Nigel Farage has insisted he never claimed to have been the target of an assassination attempt when a wheel fell off his car while driving on a French motorway.

The Ukip leader's claim that French police and mechanics told him the wheel nuts on his vehicle had been tampered with has been questioned, after French newspaper Liberation reported that police classified the incident as an accident and garage workers who checked the car did not suspect foul play.

Mr Farage said he still did not know whether the wheel nuts were tampered with, but now wished the story had never become public.

Speaking to the Mail on Sunday last week, the Ukip leader said that mechanics who looked at his car were "absolutely certain" of foul play and that "French police looked at it and said that sometimes nuts on one wheel can come a bit loose - but not on all four".

But garage owner Philipe Marquis told Liberation that he believed the nuts were loose because they had been wrongly screwed on following a previous repair, but that he was unable to tell Mr Farage as he spoke no English.

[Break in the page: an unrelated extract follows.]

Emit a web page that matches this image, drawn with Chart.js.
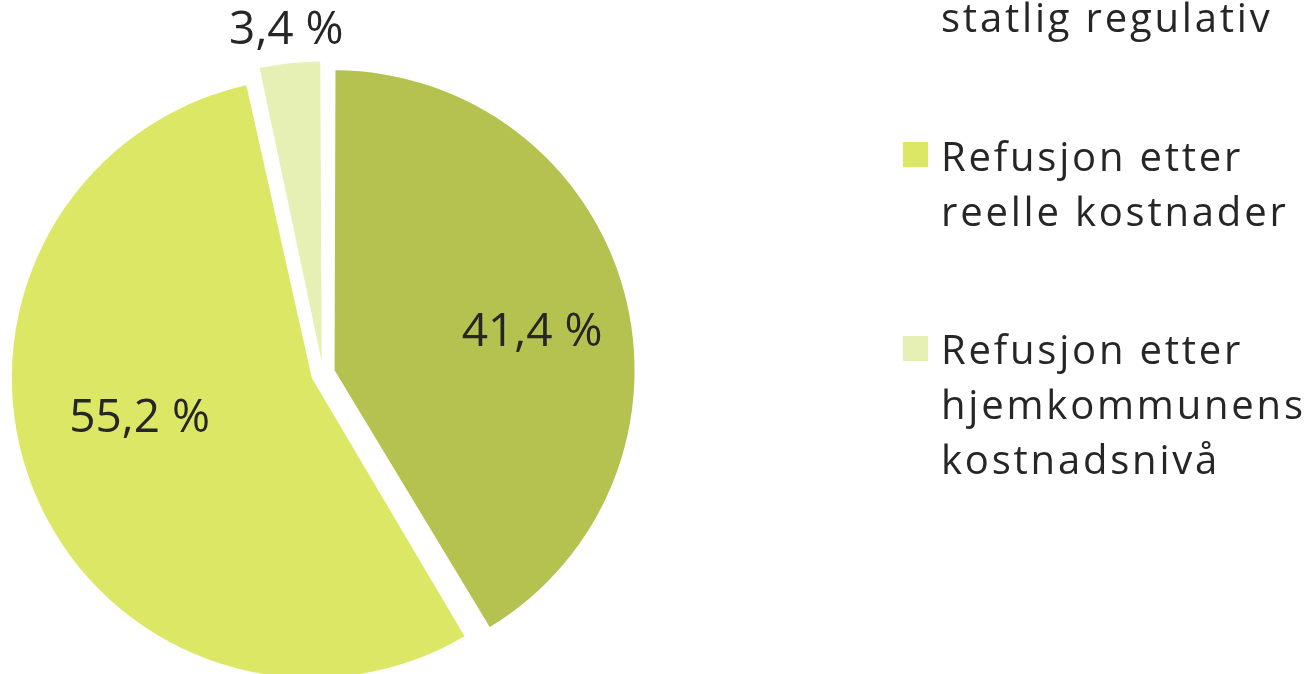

Asked whether he had suggested sabotage was to blame, Mr Marquis said: "I never said that, he just saw us screwing back the nuts."

And prosecutors told the French paper that police recorded the incident near Dunkirk as a repair service, and would have been obliged to open an investigation if they suspected the Volvo had been tampered with.

Asked why he did not press for a criminal prosecution if he believed someone had tried to kill him, Mr Farage told LBC radio: "I received a phone call from the Mail on Sunday saying 'We've heard a story that you were involved in an accident on a French motorway and that somebody had tampered with your car'. And I made a terrible, terrible mistake.

"I should just have said 'no comment' and put the phone down. I took the view that as they were going to run it anyway, we'd try and get it factually right. So I did give a few bits and bobs of information that it appeared to have been tampered with. That then turns in a Sunday newspaper into an assassination attempt. I never said anything of the kind.

"And now there's speculation as to what the police did say or didn't say. My view was, whether it was deliberately tampered with or not, what happened happened and I just want to get on with my life. This happened months ago. I thought I'd told almost nobody about it. Somebody obviously, for their own advantage, had given this to a Sunday newspaper. I'd rather the story hadn't appeared."

Pressed over whether he believed the wheel nuts had indeed been tampered with, he replied: "I don't know ... Police thought that they probably had.

"That's how it looked to them. If the French-speaking mechanic took a different view, I don't know. As I say, next time I get a phone call from a newspaper asking me a question about anything that's personal or linked to my security, I will not give an answer. I've learnt a big lesson from this."

Asked if he was now worried whenever he got in his car, he replied: "No. I've survived worse than that."

Mr Farage, who also survived a light aircraft crash on election day in 2010, joked that there seemed to be no form of transport which was safe for him.

"I was walking on November 25th, 1985 over a pelican crossing when a car hit me and broke my leg in six places, so I'm not even safe walking," he said. "I shouldn't be allowed out really."